AC/DC How to Weld with Stick and TIG on Alternating Current

AC/DC How to Weld with Stick and TIG on Alternating Current

Summary

AC versus DC is a long held debate. Is it better for a current flow to be unidirectional or alternating from positive to negative? In the end, DC is best for MIG welding and AC is best for TIG welding. AC is also suitable for stick welding. You will have to take some precautions. In any case, electricity is like fire and money; a wonderful servant but a terrible master. Use it wisely and you can be proud of a job well done.

AC vs DC Welding

When it comes to welding, most high-powered machines are run on DC or have the ability to change from DC to AC current like some professional TIG welders. Most of all metals and metal alloys except aluminum and magnesium are welded with DC, especially when wedding higher strength and low alloy steels. Direct current is the only way to do it.
Alternating current has its own uses with MMA (stick) and TIG welding processes. MIG welding to my knowledge can’t run on AC except some inexpensive ones called “buzz boxes”.  There is no decent MIG welding machine out there that can perform well on AC. Some glassless flux core welders can give you a decent beat but then again it will be low penetration and with a lot of splatter.
In the MMA case, using special electrodes alternating current can help when base metal is magnetized and the “arc blow “appears. Switching to AC most often ends the problem.
In a TIG’s case, aluminum is always welded with AC current because of a special property of aluminum alloy that has a problem with melting point. This is a problem that Alternating current solves.


TIG welding on AC

As said above the only way to weld aluminum and magnesium with TIG process is on the alternating current. This is because aluminum has basically two layers, the base aluminum and aluminum oxide. The oxide is essentially formed when metal is exposed to air and it has much higher melting point of about 3600-degree F. For example, base aluminum melts at 1200-degree F.
The aluminum oxide must be cleaned off before the base metal starts to melt. If this is not performed the base metal can’t fuse properly. On thin sheets, base metal will overheat and liquefy before arc can get through the oxide.
Now that’s where AC’s clean properties come in.
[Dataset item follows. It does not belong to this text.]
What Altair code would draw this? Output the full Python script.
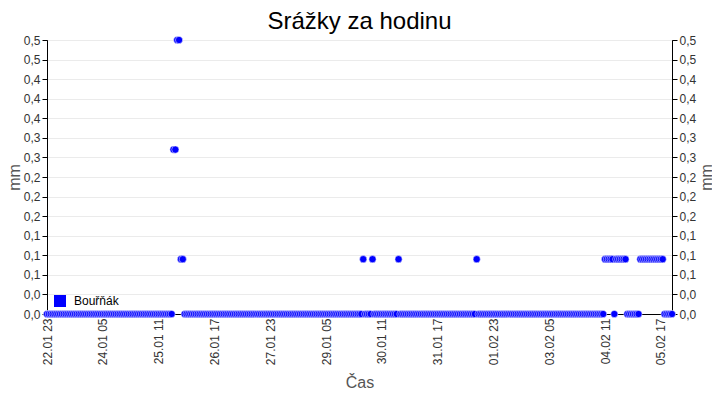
import altair as alt
import pandas as pd

# ---- data (hourly precipitation, mm) ----
start_time = "2024-01-22 23:00"
series_name = "Bouřňák"

# one row per 24 hours, first value = 22.01 23:00
rain_rows = [
    [0, 0, 0, 0, 0, 0, 0, 0, 0, 0, 0, 0, 0, 0, 0, 0, 0, 0, 0, 0, 0, 0, 0, 0],
    [0, 0, 0, 0, 0, 0, 0, 0, 0, 0, 0, 0, 0, 0, 0, 0, 0, 0, 0, 0, 0, 0, 0, 0],
    [0, 0, 0, 0, 0, 0, 0, 0, 0, 0, 0, 0, 0, 0, 0, 0, 0, 0, 0, 0, 0.3, 0.3, 0.5, 0.5],
    [0.1, 0.1, 0, 0, 0, 0, 0, 0, 0, 0, 0, 0, 0, 0, 0, 0, 0, 0, 0, 0, 0, 0, 0, 0],
    [0, 0, 0, 0, 0, 0, 0, 0, 0, 0, 0, 0, 0, 0, 0, 0, 0, 0, 0, 0, 0, 0, 0, 0],
    [0, 0, 0, 0, 0, 0, 0, 0, 0, 0, 0, 0, 0, 0, 0, 0, 0, 0, 0, 0, 0, 0, 0, 0],
    [0, 0, 0, 0, 0, 0, 0, 0, 0, 0, 0, 0, 0, 0, 0, 0, 0, 0, 0, 0, 0, 0, 0, 0],
    [0, 0, 0.1, 0, 0, 0, 0, 0.1, 0, 0, 0, 0, 0, 0, 0, 0, 0, 0, 0, 0, 0, 0.1, 0, 0],
    [0, 0, 0, 0, 0, 0, 0, 0, 0, 0, 0, 0, 0, 0, 0, 0, 0, 0, 0, 0, 0, 0, 0, 0],
    [0, 0, 0, 0, 0, 0, 0, 0, 0, 0, 0, 0, 0, 0, 0, 0.1, 0, 0, 0, 0, 0, 0, 0, 0],
    [0, 0, 0, 0, 0, 0, 0, 0, 0, 0, 0, 0, 0, 0, 0, 0, 0, 0, 0, 0, 0, 0, 0, 0],
    [0, 0, 0, 0, 0, 0, 0, 0, 0, 0, 0, 0, 0, 0, 0, 0, 0, 0, 0, 0, 0, 0, 0, 0],
    [0, 0, 0, 0, 0, 0, 0, 0, 0, 0, 0, 0, 0.1, 0.1, 0.1, 0.1, 0.1, 0, 0.1, 0.1, 0.1, 0.1, 0.1, 0.1],
    [0, 0, 0, 0, 0, 0, 0, 0.1, 0.1, 0.1, 0.1, 0.1, 0.1, 0.1, 0.1, 0.1, 0.1, 0.1, 0.1, 0.1, 0, 0, 0, 0],
    [0],
]

y_tick_labels = ["0,0", "0,0", "0,1", "0,1", "0,1", "0,2", "0,2", "0,2",
                 "0,3", "0,3", "0,4", "0,4", "0,4", "0,5", "0,5"]
y_max = 0.5

x_tick_times = [(2024, 1, 22, 23), (2024, 1, 24, 5), (2024, 1, 25, 11), (2024, 1, 26, 17),
                (2024, 1, 27, 23), (2024, 1, 29, 5), (2024, 1, 30, 11), (2024, 1, 31, 17),
                (2024, 2, 1, 23), (2024, 2, 3, 5), (2024, 2, 4, 11), (2024, 2, 5, 17)]

# ---- build table ----
values = [v for row in rain_rows for v in row]
times = pd.date_range(start_time, periods=len(values), freq="h")
df = pd.DataFrame({
    "t": times.strftime("%Y-%m-%dT%H:%M:%S"),
    "v": values,
    "s": series_name,
})

n_steps = len(y_tick_labels) - 1
y_ticks = [y_max * i / n_steps for i in range(len(y_tick_labels))]
label_expr = "[" + ",".join("'%s'" % l for l in y_tick_labels) + "][round(datum.value*%d)]" % int(round(n_steps / y_max))

x_vals = [alt.DateTime(year=a, month=b, date=c, hours=d) for a, b, c, d in x_tick_times]
x_domain = [alt.DateTime(year=2024, month=1, date=22, hours=23),
            alt.DateTime(year=2024, month=2, date=5, hours=23)]

x_enc = alt.X("t:T", title="Čas",
              scale=alt.Scale(domain=x_domain, nice=False),
              axis=alt.Axis(values=x_vals, format="%d.%m %H", labelAngle=270,
                            grid=False, ticks=False, labelPadding=4, titlePadding=10))

y_scale = alt.Scale(domain=[0, y_max], nice=False, zero=True)

left = alt.Chart(df).mark_point(filled=True, size=52, stroke="white", strokeWidth=0.5, opacity=1).encode(
    x=x_enc,
    y=alt.Y("v:Q", title="mm", scale=y_scale,
            axis=alt.Axis(orient="left", values=y_ticks, labelExpr=label_expr,
                          grid=True, tickSize=5, titlePadding=1)),
    color=alt.Color("s:N", scale=alt.Scale(range=["#0000ff"]),
                    legend=alt.Legend(title=None, orient="bottom-left", offset=7, padding=0,
                                      symbolType="square", symbolSize=144, symbolStrokeWidth=0,
                                      labelFontSize=12, labelColor="#000", labelOffset=8,
                                      labelFont="Liberation Sans")),
)

right = alt.Chart(df).mark_point(opacity=0).encode(
    x=x_enc,
    y=alt.Y("v:Q", title="mm", scale=y_scale,
            axis=alt.Axis(orient="right", values=y_ticks, labelExpr=label_expr,
                          grid=False, tickSize=5, titleAngle=270, titlePadding=19)),
)

chart = alt.layer(right, left).resolve_scale(y="independent").properties(
    width=625, height=274,
    title=alt.Title("Srážky za hodinu", fontSize=24, fontWeight="normal",
                    font="Liberation Sans", color="#000", anchor="middle", offset=0),
    autosize=alt.AutoSizeParams(type="none"),
    padding={"left": 39, "top": 32, "right": 40, "bottom": 82},
).configure_view(
    stroke="#000", strokeWidth=1
).configure_axis(
    labelFont="Liberation Sans", labelFontSize=12, labelColor="#333",
    titleFont="Liberation Sans", titleFontSize=16, titleFontWeight="normal", titleColor="#555",
    domainColor="#000", tickColor="#000", gridColor="#ebebeb",
)

chart.save("out.html", embed_options={"renderer": "svg", "actions": False})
Alternate current can basically transform the torch into a ray-gun.
Now you know that the current flow moves from positive to negative and back again many times a second. So, when flow flips to electrode positive portion of the AC cycle (when current flows from base metal back to electrode) it actually provides a “cleaning” action and the electric arc blasts of surface oxides.
Then when the cycle alternates back into the electrode negative (current flows form electrode to base metal) and properly melts and fuses the aluminum base metal.
It is the best way to weld aluminum. It is low on speed but the quality of joint metal is superb and is aesthetically pleasing.


Stick (MMA) welding on AC

Note again that most of the welding is done on DC output, DC negative (-) called “straight” and DC positive (+) “reverse”. Of which DC+ is much more used today.
It produces a good bead profile, deep penetration and overall better weld properties (bending, durability, porosity etc.) for bridges, ships, building’s metal construction. Then pipes and root passes on pipes. Generally, welding on higher strength and low alloy steels are exclusively done with DC reverse.
DC- was once the norm for stick welding before the invention of inverter technology. Now it is used on thin sheet metal in an attempt to prevent burning through the material or on places where metal would not be exposed to extreme temperature changes or hazardous water.
So why then use AC at all? Well, often there comes the problem in stick welding. It’s a huge problem and no matter how good of a welder you are or how well you prepare and clean base metal you will not be able to weld it successfully. This phenomenon is called the “arc blow”.
Sometimes you will be able to solve it by changing the electrode or moving a ground clamp to another place. However, if that doesn’t work, the only solution is the alternate current. It occurs because the base metal is too magnetized or there is a current problem whatever it is, the arc from the electrode starts to slide to one side or the other.
It starts to spit metal drops on one side and burn/melt the material on the other. AC current’s fast altering nature successfully eliminates this problem.

Conclusion:

AC versus DC is a long held debate. Is it better for a current flow to be unidirectional or alternating from positive to negative? In the end, DC is best for MIG welding and AC is best for TIG welding. AC is also suitable for stick welding. You will have to take some precautions. In any case, electricity is like fire and money; a wonderful servant but a terrible master. Use it wisely and you can be proud of a job well done.